CO2 emission risks to US society higher than previously estimated

·2-min read
CO2 emission risks to US society higher than previously estimated

The cost of damages to society caused by increases in CO2 emissions may be nearly four times higher than previously estimated, new research suggests.

The current US government value for the social cost of carbon is US$51 per additional metric tonne of CO2 emissions, whereas the new estimate is US$185 per tonne of CO2, according to a new paper in Nature.

The paper reads: “These higher values increase the expected benefits of greenhouse gas mitigation strategies and could inform a wide range of climate policies worldwide.”

The social cost of CO2 aims to put a price on the negative consequences of CO2 emissions. This measure is useful when working out the net benefit of greenhouse gas emission policies, calculated as the difference between the economic cost of emissions reduction and the value of the damages that are prevented by such mitigation strategies.

However, reports have suggested that the social cost of CO2 estimation methodology used by the US federal government may be outdated, potentially failing to keep up with recent advances in climate, economic and demographic sciences.

A Met Office map of climate risks (Met Office/PA Wire)
A Met Office map of climate risks (Met Office/PA Wire)
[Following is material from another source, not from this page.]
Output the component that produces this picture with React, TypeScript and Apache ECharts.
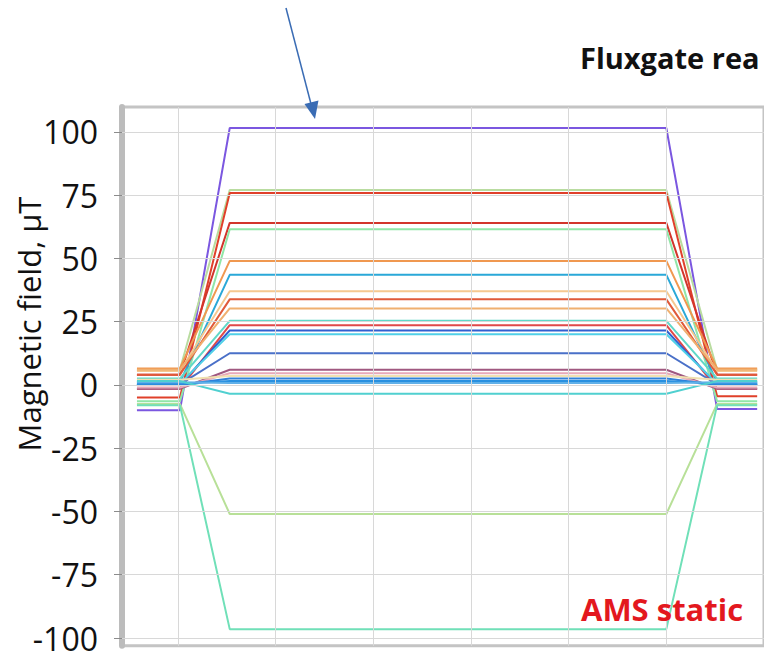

A newly created model for quantifying the costs and benefits of emission mitigation strategies, presented by David Anthoff and colleagues at the University of California, Berkeley, substantially increases the estimated social cost of CO2.

The model uses novel components for each step of the social cost of CO2 estimation process, including improved socioeconomic projections, climate models, climate impact assessments and economic discounting (a projection of future costs relative to current values).

The authors suggest that their approach could be used for the ongoing estimations of the social cost of CO2 and could also be used to estimate the social cost of other greenhouse gas emissions.

They note that the model does not account for other measures of climate damages, such as climate-driven migration, conflict, or loss of cultural heritage.

However, the higher value of US$185 per tonne of CO2, relative to the currently used estimate of US$51, increases the expected net benefits of more stringent climate change policies, the authors conclude.